La Plateforme
- Nicolas Szafranski
- 30 mars 2020
- 3 min de lecture
Dernière mise à jour : 31 mars 2020
Cela ressemble au cultissime Cube de Vincenzo Natali. Cela m'a également rappelé l'intéressant The Killing Room de Jonathan Liebesman. En fait, La Plateforme rappelle tous ces huis-clos au propos radical sur le système et la nature humaine. Ce film, réalisé par l'espagnol Galder Gzatelu Urrutia, dont c'est ici le premier long-métrage, était précédé d'un énorme bouche-à-oreille, en plus d'être parvenu à se hisser dans le Top de Netflix. D'abord hésitant, je me suis finalement laissé convaincre de le voir suite à l'intriguant retour qu'un ami m'a fait à son sujet.

On retrouve ici tous les ingrédients propres à ce genre de film : un lieu froid et déshumanisé appelé "la fosse" dirigé par une mystérieuse organisation (nommée ici "l'administration") et des individus prêt à tout pour survivre ("Manger ou être manger"). Le personnage principal, Goreng, enfermé de son plein gré dans le but d'arrêter de fumer, découvre que ce "centre vertical d'autogestion" n'a rien d'un banal centre de désintox : c'est une interminable colonne d'une centaines d'étages desservis par une plateforme centrale, un monte plat sur lequel sont disposés les vivres pour la journée destinés à l'ensemble de la population de la fosse. Cette architecture devient la métaphore de la société et des comportements humains que porte le film : ne sachant de quoi le mois prochain sera fait (les résidents étant transférés à des niveaux inférieurs ou supérieurs à chaque fin de mois) ceux du dessus se goinfrent, ne laissant à ceux du dessous que des miettes et des cadavres de bouteilles. On comprend alors que la clé de la survie sera de conduire les occupants à conscientiser leur environnement en vue de répartir équitablement les denrées alimentaires.

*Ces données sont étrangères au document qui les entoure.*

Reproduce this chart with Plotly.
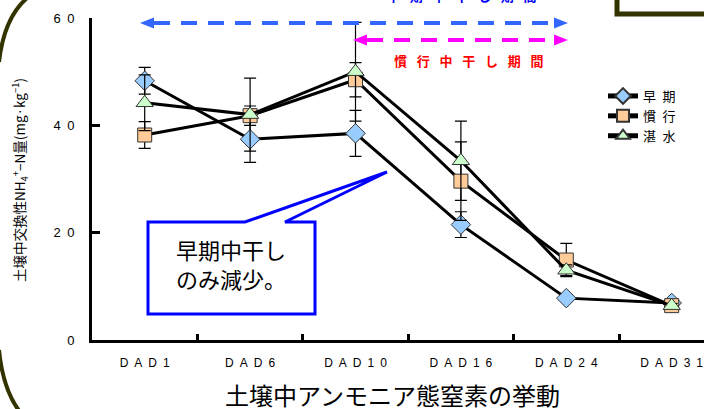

La Plateforme est convaincant dans sa représentation verticale de la société ; représentation qui n'est d'ailleurs pas sans rappeler Snowpiercer et l'excellent Parasite de Bong-joon ho. Et il est également sans concession. Chair putréfiée, éventration, décapitation, boyaux à l'air. Sans nécessairement s'y attarder, Galder Gzatelu Urrutia ne lésine pas sur le sang (et pas du numérique dégueulasse comme en trouve régulièrement sur les écrans), ce qui rajoute au malaise suscité par le caractère carcéral du lieu. Âme sensible, s'abstenir. Les acteurs sont tous très justes dans leurs interprétations (avec une préférence pour l'inquiétant Zorion Eguileor) et le doublage français est de très bonne facture. En revanche, je trouve à ce film deux défauts, dont un majeur.
Le premier, c'est la réalisation. J'ai de plus en plus de difficulté à apprécier les réalisations camera à l'épaule, avec un cadre vacillant, surtout pour filmer un banal champ-contrechamp. Même si cela est pour asseoir une forme de réalisme brute, cela ne se justifie pas toujours. Et je pense que le monteur avait conscience de cette faiblesse au regard du solide travail de montage qu'il a effectué. Le second défaut, et pas des moindres, c'est la fin. Il n'y en a pas. Je comprends la volonté de conserver le mystère autour de l'administration et son fonctionnement, et de ne pas apporter une conclusion clé en main au spectateur. Cube possède un dénouement similaire, mais son point de suspension était marqué visuellement. Là, le plan de clôture me laisse sur ma faim. Il ne raconte rien. Je pense que c'est un problème de mise en scène, encore une fois. La Plateforme reste malgré tout un très bon film de genre qui mérite d'être découvert.